Low income growth increasing retirement savings deficit in B.C.

Canadian banks and credit unions will have just over a month until the March 1 contribution deadline to get Canadians to contribute to their registered ...

Canadian banks and credit unions will have just over a month until the March 1 contribution deadline to get Canadians to contribute to their registered retirement savings plans (RRSPs).
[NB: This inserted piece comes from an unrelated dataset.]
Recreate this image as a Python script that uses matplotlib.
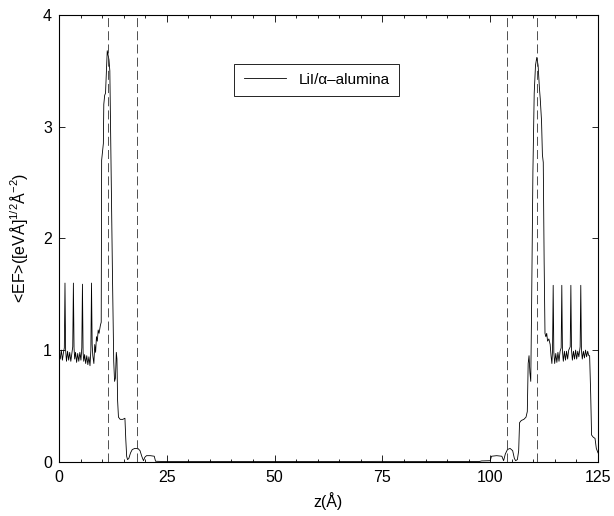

But the reminders and alerts might be increasingly for naught.

According to Canadian Revenue Agency data compiled by Statistics Canada, fewer Canadians, and British Columbians in particular, have been contributing to their RRSPs each year.

In 2010, less than a quarter of Canadian tax filers put some money into their RRSPs, down from 29% in 2000.

The drop has been more pronounced in B.C., where only 23% contributed to their retirement savings in Vancouver’s Olympic year, down from nearly 30% a decade earlier.

Having funds to save has remained a key stress point for households. A BMO survey released in early January found 60% of Canadians thinking of contributing to an RRSP worry about where the money will come from.

For more than a decade, families have found it increasingly difficult to save. Between 2000 and 2010, while average family incomes have risen more than 14%, the cost of living has jumped 21% in B.C. The challenge has been more acute in Metro Vancouver, where incomes grew 13% and the cost of living rose 21%.

Unless savings trends reverse, RRSPs could continue to lose importance as a meaningful government program to help Canadians save for retirement.

Statistics Canada data shows that fewer taxpayers are taking full advantage of their RRSPs.

By 2010 nearly 86% of B.C. taxpayers had unused contribution room, up from 75% in 2000. And the total amount of unused RRSP room has more than doubled to $82.5 billion from $31.2 billion.

If Canadians had managed to put aside the 18% of their annual income allowed in an RRSP, the country might not be facing its long-term retirement crisis, especially for post-baby-boomer generations.

In recent years, the federal government has tried to entice more Canadians to save with new savings plans, but questions persist if those will produce a meaningful improvement on the retirement savings prospects for Canadians.